Over 150 countries around the world are not members of the EU and do not have a trade deal with them, yet they all trade with the EU, some to a greater extent than the UK.

Yes, no trade deal would mean we have to pay tariffs, but they are mostly small and would only affect a small proportion of companies, all of whom have to obey EU regulation­s which are estimated to cost the economy over £30 billion pa. It is impossible to accept that joining the rest of the world as an independen­t country will be the disaster some allege.

Nearly 60 per cent of UK exports go to countries outside the EU and this figure is increasing. Once we leave the EU we will not have to charge tariffs to these countries and trade will increase further. World food prices are 17 per cent lower outwith the EU and one benefit will be a large drop in food prices when we leave.

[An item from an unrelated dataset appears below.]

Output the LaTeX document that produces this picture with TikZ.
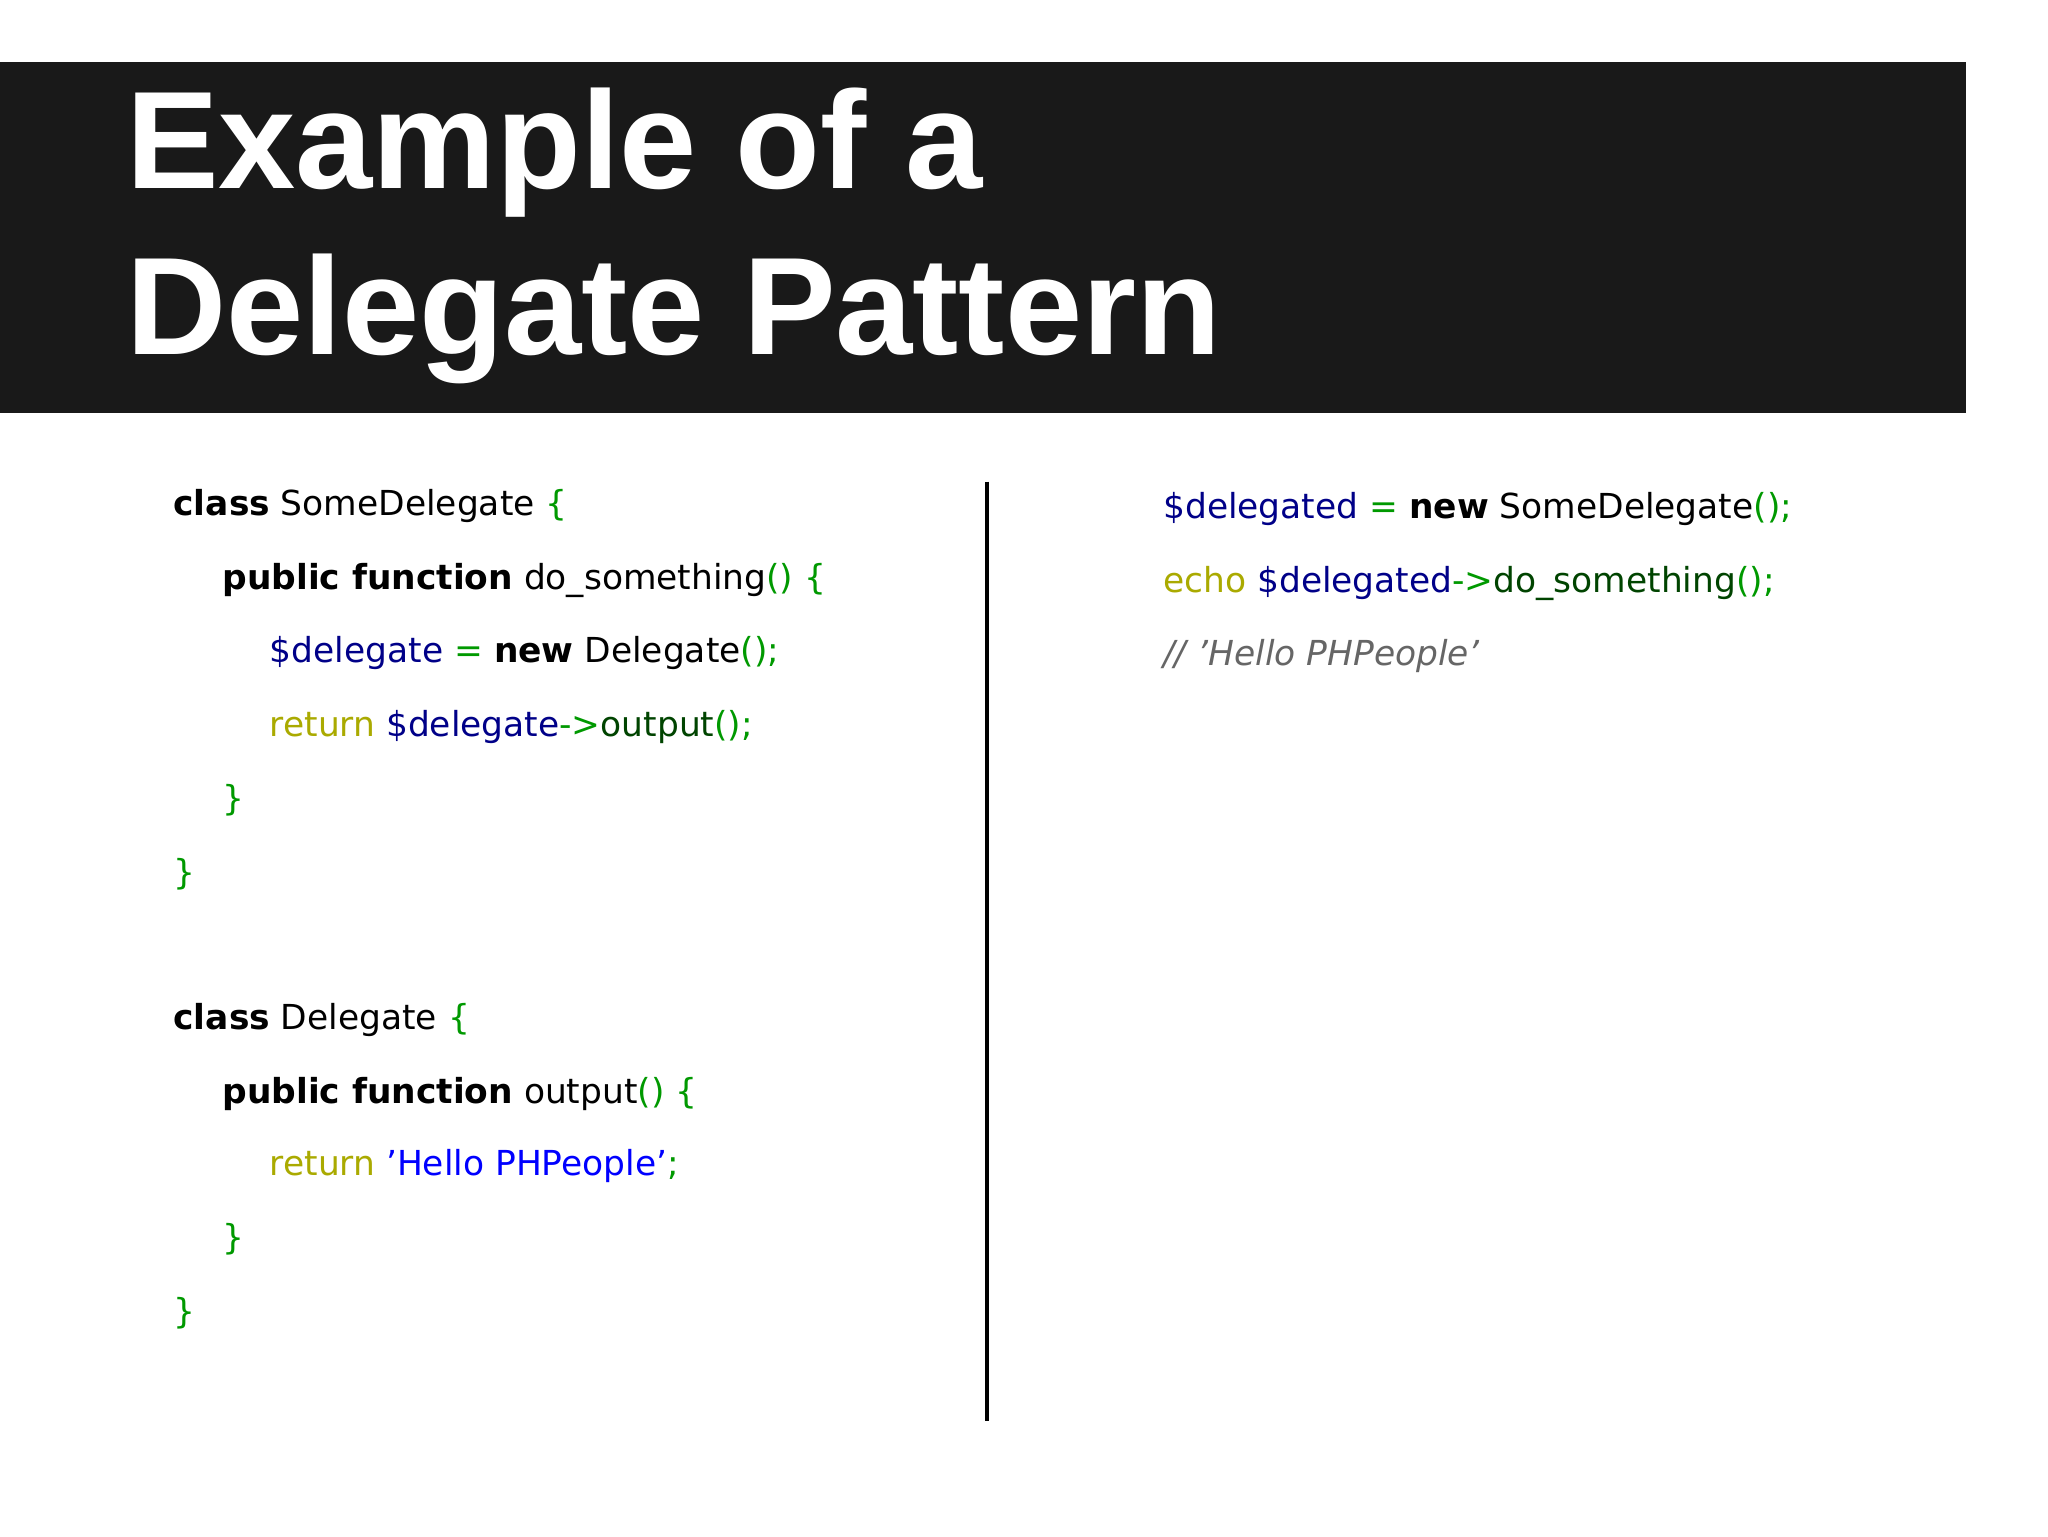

People who voted Leave did not do so for the UK to continue as some kind of colony of the EU still subject to many of its laws and regulation­s. No other country in the world would agree to the Chequers proposal, an arrangemen­t which is rightly criticised by many Remainers as well as the wider public. If the government cannot deliver a clean Brexit it deserves to fall.

JOHN HUNT

York Road, North Berwick

It is interestin­g to note how often “the democratic process” is invoked to justify or reject the idea of a second referendum.

Since, unlike the Swiss, we are rather unused to referenda, I am not sure that there is a precedent, democratic or not, for saying that a second referendum on the same matter cannot be held within a short period of time, more especially if there is a crisis at the heart of our decision-making body. If our elected representa­tives can’t make up their mind, then why not the “people”?

What might make a new vote meaningful would be to acknowledg­e that it is the young who will either pay the price or reap the benefit of leaving the EU. Enfranchis­ing 16-year-olds and even disqualify­ing the over-50s might be a step in the right direction!

What is certain is that, for many, there is only one bogeyman in this sad episode, not our political parties, nor the press nor leading figures in society, but the EU.

On to the EU will be heaped all the anger, frustratio­n and disappoint­ment of an embittered, divided nation that has failed to recognise where the blame for our woes lies. It is with the media that feeds us the stories we want to hear, the people we elect to lead us and ultimately ourselves.